Le livre : Viva de Patrick Deville, éditions du Seuil, 224 pages, 2014, ISBN 9782021135961.

L’histoire : Dans les années 1930 au Mexique, un peu aux Etats-Unis et en Europe. En 1937, Léon Trotsky débarque pour l’ultime étape de son exil et est d’abord hébergé par l’éditeur Malcolm Lowry, concentré sur la rédaction de son chef-d’oeuvre Au-dessous du volcan, avant d’investir la maison bleue de Frida Kahlo. A Mexico, Tampico ou Cuernavaca se croisent aussi Diego Rivera, Tina Modotti, B. Traven, André Breton, Antonin Artaud et beaucoup d’autres. Se sachant menacé, Trosky écrit, revient sur sa longue fuite, préparant une riposte aux procès de Moscou, attendant les malles contenant ses papiers et écrits…

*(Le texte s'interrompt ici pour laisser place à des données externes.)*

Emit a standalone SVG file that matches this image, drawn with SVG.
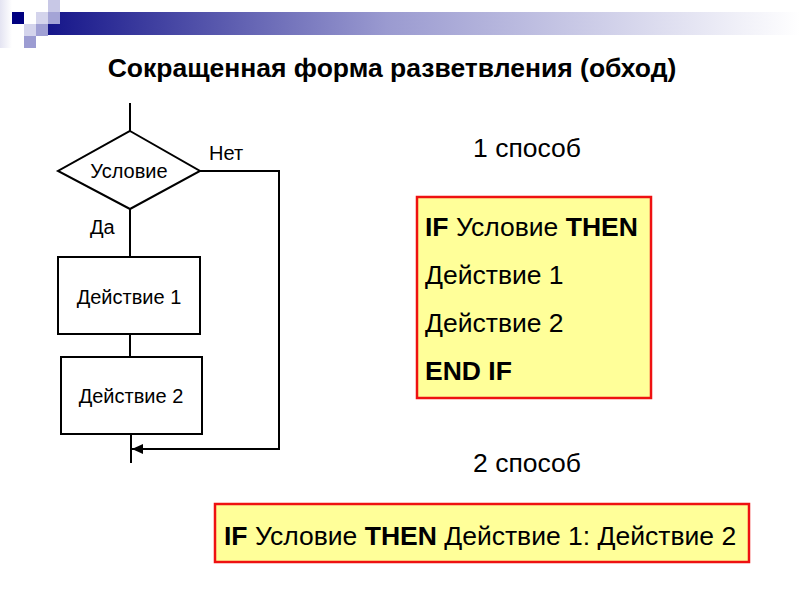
<svg xmlns="http://www.w3.org/2000/svg" width="800" height="600" viewBox="0 0 800 600">
<defs>
<linearGradient id="bar" x1="0" y1="0" x2="1" y2="0">
<stop offset="0" stop-color="#16168a"/>
<stop offset="0.45" stop-color="#9a9ad0"/>
<stop offset="1" stop-color="#ffffff"/>
</linearGradient>
<linearGradient id="strip" x1="0" y1="0" x2="1" y2="0">
<stop offset="0" stop-color="#e4e4f2"/>
<stop offset="1" stop-color="#ffffff"/>
</linearGradient>
<marker id="arr" markerWidth="12" markerHeight="10" refX="11" refY="5" orient="auto" markerUnits="userSpaceOnUse">
<path d="M0,0 L11,5 L0,10 Z" fill="#000"/>
</marker>
</defs>
<style>
.t{font-family:"Liberation Sans",Arial,sans-serif;fill:#000}
.f{font-size:20px}
.c{font-size:26.5px}
.ln{stroke:#000;stroke-width:2;fill:none}
.nd{fill:#fff;stroke:#000;stroke-width:2}
.code{fill:#ffff99;stroke:#ee1111;stroke-width:2.5}
</style>
<rect width="800" height="600" fill="#fff"/>
<g id="header">
<rect x="0" y="0" width="12" height="48" fill="url(#strip)"/>
<rect x="48" y="12" width="752" height="23" fill="url(#bar)"/>
<rect x="12" y="12" width="12" height="12" fill="#000080"/>
<rect x="48" y="0" width="12" height="12" fill="#c8c8e6"/>
<rect x="36" y="12" width="12" height="12" fill="#d4d4ec"/>
<rect x="48" y="12" width="12" height="12" fill="#a4a4d6"/>
<rect x="24" y="24" width="12" height="12" fill="#d4d4ec"/>
<rect x="36" y="24" width="12" height="12" fill="#a0a0d4"/>
<rect x="24" y="36" width="12" height="12" fill="#9c9cd2"/>
</g>
<text class="t" x="392" y="77" font-size="26.5" font-weight="bold" text-anchor="middle">Сокращенная форма разветвления (обход)</text>
<g id="connectors">
<line class="ln" x1="130" y1="103" x2="130" y2="131"/>
<line class="ln" x1="130" y1="209" x2="130" y2="257"/>
<line class="ln" x1="130" y1="334" x2="130" y2="357"/>
<line class="ln" x1="131" y1="434" x2="131" y2="463"/>
<polyline class="ln" points="200,171 279,171 279,449 132,449" marker-end="url(#arr)"/>
<text class="t f" x="209" y="160">Нет</text>
<text class="t f" x="90" y="234">Да</text>
</g>
<g id="cond">
<polygon class="nd" points="130,131 200,171 130,209 58,171"/>
<text class="t f" x="129" y="178" text-anchor="middle">Условие</text>
</g>
<g id="act1">
<rect class="nd" x="58" y="257" width="142" height="77"/>
<text class="t f" x="129" y="304" text-anchor="middle">Действие 1</text>
</g>
<g id="act2">
<rect class="nd" x="61" y="357" width="141" height="77"/>
<text class="t f" x="131" y="403" text-anchor="middle">Действие 2</text>
</g>
<text class="t c" x="527" y="157" text-anchor="middle">1 способ</text>
<g id="code1">
<rect class="code" x="417" y="197" width="234" height="201"/>
<text class="t c" x="425" y="236"><tspan font-weight="bold">IF</tspan> Условие <tspan font-weight="bold">THEN</tspan></text>
<text class="t c" x="425" y="284">Действие 1</text>
<text class="t c" x="425" y="332">Действие 2</text>
<text class="t c" x="425" y="380" font-weight="bold">END IF</text>
</g>
<text class="t c" x="527" y="472" text-anchor="middle">2 способ</text>
<g id="code2">
<rect class="code" x="215" y="504" width="534" height="58"/>
<text class="t c" x="224" y="545"><tspan font-weight="bold">IF</tspan> Условие <tspan font-weight="bold">THEN</tspan> Действие 1: Действие 2</text>
</g>
</svg>
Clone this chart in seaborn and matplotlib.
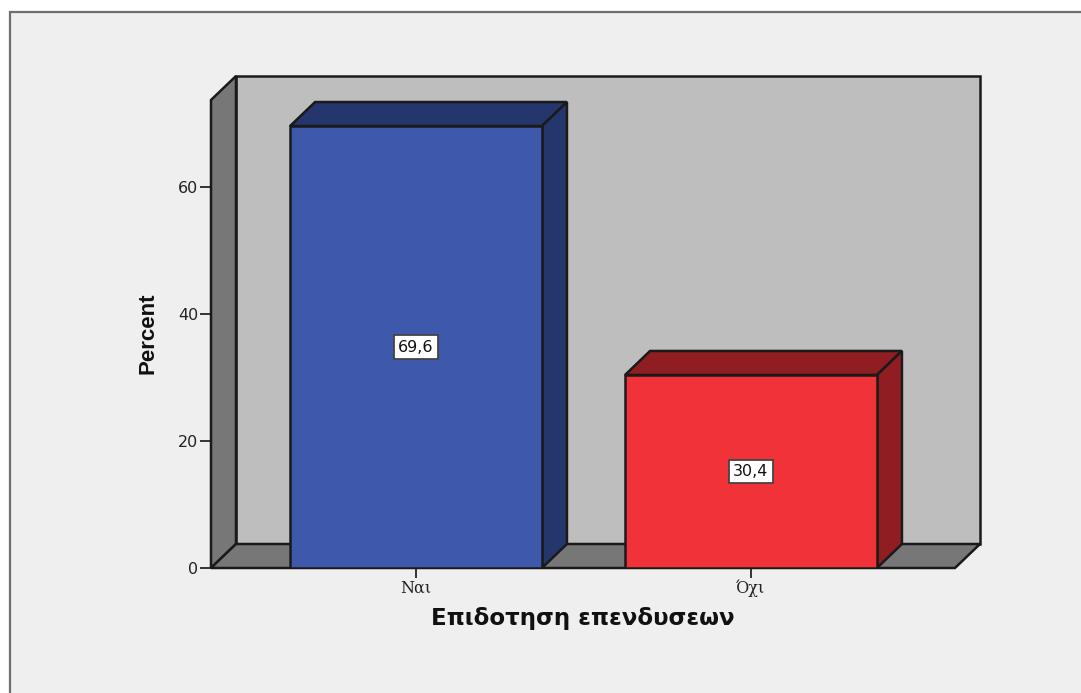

Mon avis : le livre est probablement très documenté et assez fidèle à la réalité, mais la narration non linéaire, avec de constants changements de lieux et de temps, rend le livre on ne peu plus confus. Même si je connais un peu cette histoire, c’est sans aucun doute beaucoup trop peu pour réussir à suivre ce récit. S’il avait été plus chronologique, ou au moins avec des repères qui permettent de savoir si l’on est en 1920, en 1937 ou plus tard, le livre aurait gagné en clarté!!! Bref, probablement très intéressant, mais je m’y suis sentie complètement perdue!